Géométrie existentielle ?

Nous avons l’habitude de dire que l’espace dans lequel nous vivons est euclidien : en particulier, deux droites à angle droit d’une même droite ne se coupent jamais (ce qui correspond au 5ème postulat d’Euclide). Cela semble totalement anodin et évident. D’ailleurs, la plupart de nos travaux dans le plan et dans l’espace respectent cette condition ; le dessin d’architecture et le dessin industriel sont tous deux réalisés sur un plan qui respecte cette condition ; tous les cours de géométrie de l’enseignement général en France respectent cette condition ; le dessin artistique en perspective, si répandu, respecte cette condition ; les mathématiques de l’analyse et des statistiques utilisent habituellement des graphiques (courbe représentative d’une fonction, diagrammes) qui respectent cette condition. Pourtant, dans l’expérience commune de la vie, nous ne rencontrons jamais deux droites dites parallèles qui ne se coupent jamais, ne serait-ce que parce que nous ne pouvons pas le vérifier.

Nous pouvons ainsi émettre l’hypothèse que l’espace que nous vivons n’est pas euclidien, contrairement à celui que nous nous représentons, et nous poser la question de la géométrie de cet(ces) espace(s). Peut-être vivons-nous souvent intellectuellement dans un monde mental qui n’est pas en phase avec l’expérience du monde que nous avons. Il n’est pas question de remettre en question l’utilité et l’efficacité des travaux dans le plan euclidien, mais de retrouver, peut-être, une représentation mentale plus existentielle de l’espace afin d’en retrouver le sens et la bonne utilité.
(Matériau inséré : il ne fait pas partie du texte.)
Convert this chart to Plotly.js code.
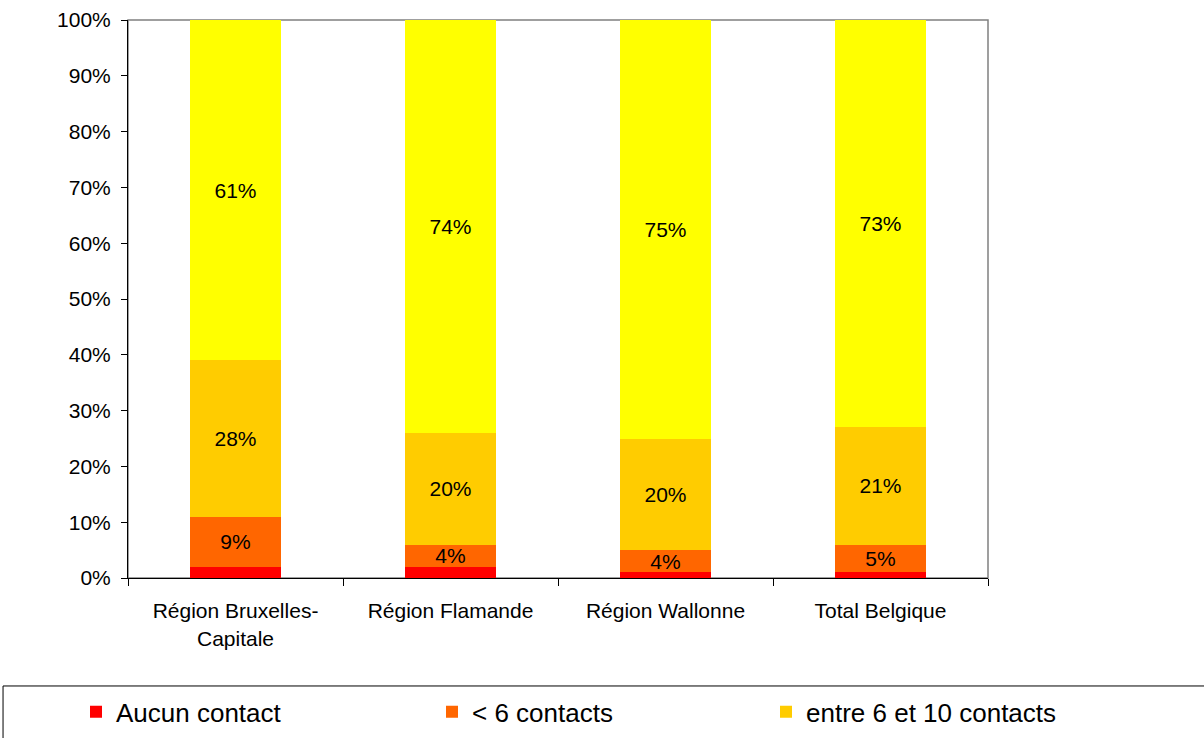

Les enjeux concernent, je crois, avant tout l’espace relationnel : dois-je avoir la même relation avec un ami que je fréquente souvent et que je connais bien, et une personne que j’ai rencontrée seulement une fois ? Puis-je partager avec l’une et l’autre la même intimité ? L’actualité de ces enjeux née en particulier de l’expansion exponentielle des réseaux sociaux sur internet. Ensuite, l’espace « spatio-temporel » est évidemment concerné : concernant le temps, on se rapproche de la distinction opérée par Bergson entre le temps et la durée… Mais cette distinction peut certainement être poussée à l’espace géographique, compte tenu des moyens de communication matériels et immatériels actuels qui téléscopent complètement notre espace. Et même, à bien y réfléchir, il suffit de constater qu’un objet de 10 mètres d’envergure ne nous apparaîtra pas aussi imposant s’il est situé à côté de nous ou s’il est à 3 km de nous. Encore, la géométrie de la connaissance est aussi concernée, ce que révèle par exemple l’étonnante efficacité des cartes heuristiques, dont la géométrie n’est clairement pas euclidienne, pour la mémorisation.

J’espère approfondir ces questions prochainement, peut-être suite à l’étude de l’espace vécu selon Husserl ou d’autres phénoménologues. J’espère aussi rendre plus concret cet espace géométrique vécu, qui me semble proche d’un espace hyperbolique, en poursuivant mes travaux de programmation informatique.